__What the task requires__: In the listing below, find every line containing "this" and copy it out.

********

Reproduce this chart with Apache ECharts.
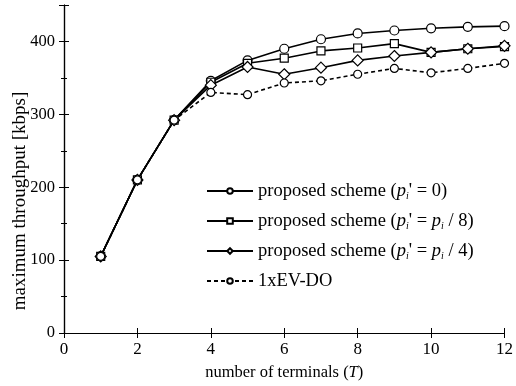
<!DOCTYPE html>
<html>
<head>
<meta charset="utf-8">
<script src="https://cdn.jsdelivr.net/npm/echarts@6/dist/echarts.min.js"></script>
<style>
    html, body { margin: 0; padding: 0; background: #fff; }
    #main { width: 516px; height: 386px; }
</style>
</head>
<body>
<div id="main"></div>
<script>
// number of terminals
var terminals = [1, 2, 3, 4, 5, 6, 7, 8, 9, 10, 11, 12];
// maximum throughput [kbps]
var scheme0 = [105, 210, 292, 346, 374, 390, 403, 411, 415, 418, 420, 421];
var scheme8 = [105, 210, 292, 344, 370, 377, 387, 391, 397, 385, 390, 393];
var scheme4 = [105, 210, 292, 340, 365, 355, 364, 374, 380, 385, 390, 394];
var evdo = [105, 210, 292, 330, 327, 343, 346, 355, 363, 357, 363, 370];
var seriesNames = ['s0', 's8', 's4', 'evdo'];

var serif = 'Liberation Serif';

function pairs(values) {
    var out = [];
    for (var i = 0; i < terminals.length; i++) {
        out.push([terminals[i], values[i]]);
    }
    return out;
}

function makeSeries(name, values, symbol, size, dashed) {
    return {
        name: name,
        type: 'line',
        data: pairs(values),
        symbol: symbol,
        symbolSize: size,
        showAllSymbol: true,
        lineStyle: { color: '#000', width: 1.6, type: dashed ? [4, 3] : 'solid' },
        itemStyle: { color: '#fff', borderColor: '#000', borderWidth: 1.2 },
        emphasis: { disabled: true },
        animation: false
    };
}

var legendText = {
    s0: 'proposed scheme ({it|p}{sub|i}\' = 0)',
    s8: 'proposed scheme ({it|p}{sub|i}\' = {it|p}{sub|i} / 8)',
    s4: 'proposed scheme ({it|p}{sub|i}\' = {it|p}{sub|i} / 4)',
    evdo: '1xEV-DO'
};

var tickStyle = { inside: true, length: 5, lineStyle: { color: '#000', width: 1 } };
var minorStyle = { show: true, splitNumber: 2, length: 3, lineStyle: { color: '#000', width: 1 } };
var axisLine = { show: true, lineStyle: { color: '#000', width: 1.2 } };

var option = {
    backgroundColor: '#fff',
    grid: { left: 64, right: 8, top: 5, bottom: 52 },
    graphic: [{
        type: 'text',
        x: 20,
        y: 201,
        rotation: Math.PI / 2,
        style: {
            text: 'maximum throughput [kbps]',
            fontFamily: serif,
            fontSize: 19,
            fill: '#000',
            align: 'center',
            verticalAlign: 'middle'
        }
    }],
    legend: {
        orient: 'vertical',
        left: 201,
        top: 176,
        itemWidth: 46,
        itemHeight: 7,
        itemGap: 10,
        data: seriesNames,
        formatter: function (name) { return legendText[name]; },
        textStyle: {
            fontFamily: serif,
            fontSize: 18.5,
            lineHeight: 20,
            color: '#000',
            rich: {
                it: { fontFamily: serif, fontSize: 18.5, lineHeight: 20, fontStyle: 'italic', color: '#000' },
                sub: { fontFamily: serif, fontSize: 10, lineHeight: 20, fontStyle: 'italic', color: '#000', verticalAlign: 'bottom' }
            }
        }
    },
    xAxis: [{
        type: 'value',
        min: 0, max: 12, interval: 2,
        name: 'number of terminals ({it|T})',
        nameLocation: 'middle',
        nameGap: 31,
        nameTextStyle: {
            fontFamily: serif, fontSize: 16.5, color: '#000',
            rich: { it: { fontFamily: serif, fontSize: 16.5, fontStyle: 'italic', color: '#000' } }
        },
        axisLine: axisLine,
        axisTick: tickStyle,
        axisLabel: { fontFamily: serif, fontSize: 17, color: '#000', margin: 8 },
        splitLine: { show: false }
    }, {
        type: 'value',
        position: 'top',
        min: 0, max: 12, interval: 2,
        axisLine: axisLine,
        axisTick: tickStyle,
        axisLabel: { show: false },
        splitLine: { show: false }
    }],
    yAxis: [{
        type: 'value',
        min: 0, max: 450, interval: 100,
        axisLine: axisLine,
        axisTick: tickStyle,
        minorTick: minorStyle,
        axisLabel: { fontFamily: serif, fontSize: 16.5, color: '#000', margin: 9, showMaxLabel: false },
        splitLine: { show: false }
    }, {
        type: 'value',
        position: 'right',
        min: 0, max: 450, interval: 100,
        axisLine: axisLine,
        axisTick: tickStyle,
        minorTick: minorStyle,
        axisLabel: { show: false },
        splitLine: { show: false }
    }],
    series: [
        makeSeries('s0', scheme0, 'circle', 9, false),
        makeSeries('s8', scheme8, 'rect', 8, false),
        makeSeries('s4', scheme4, 'diamond', 11, false),
        makeSeries('evdo', evdo, 'circle', 8, true)
    ]
};

var myChart = echarts.init(document.getElementById('main'), null, { renderer: 'canvas' });
myChart.setOption(option, true);
</script>
</body>
</html>
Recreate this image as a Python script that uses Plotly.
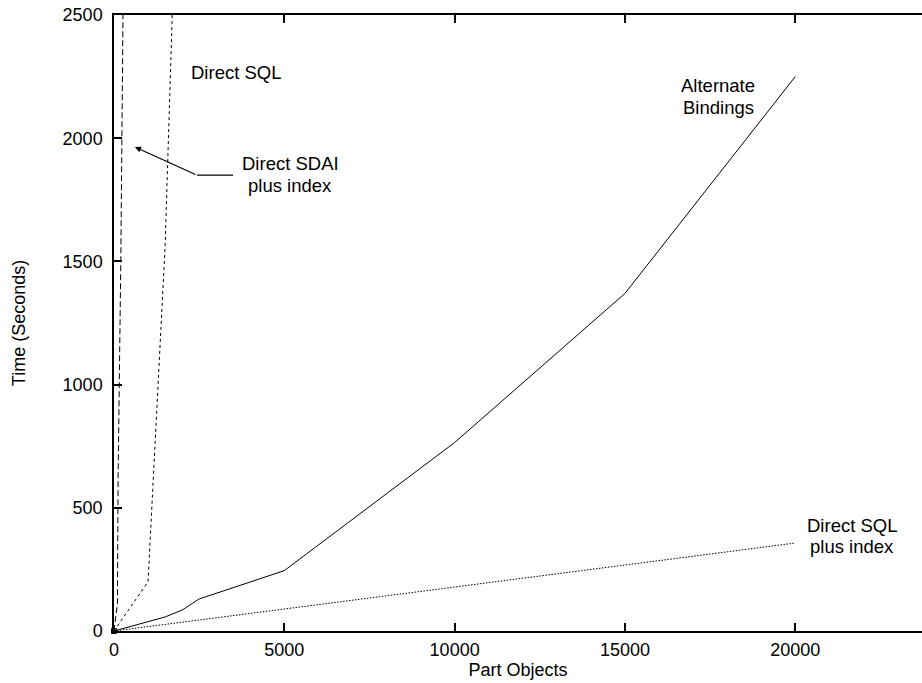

********

__Answer below__:
Reproduce this chart with Apache ECharts.
Recreate this image as a Python script that uses Plotly.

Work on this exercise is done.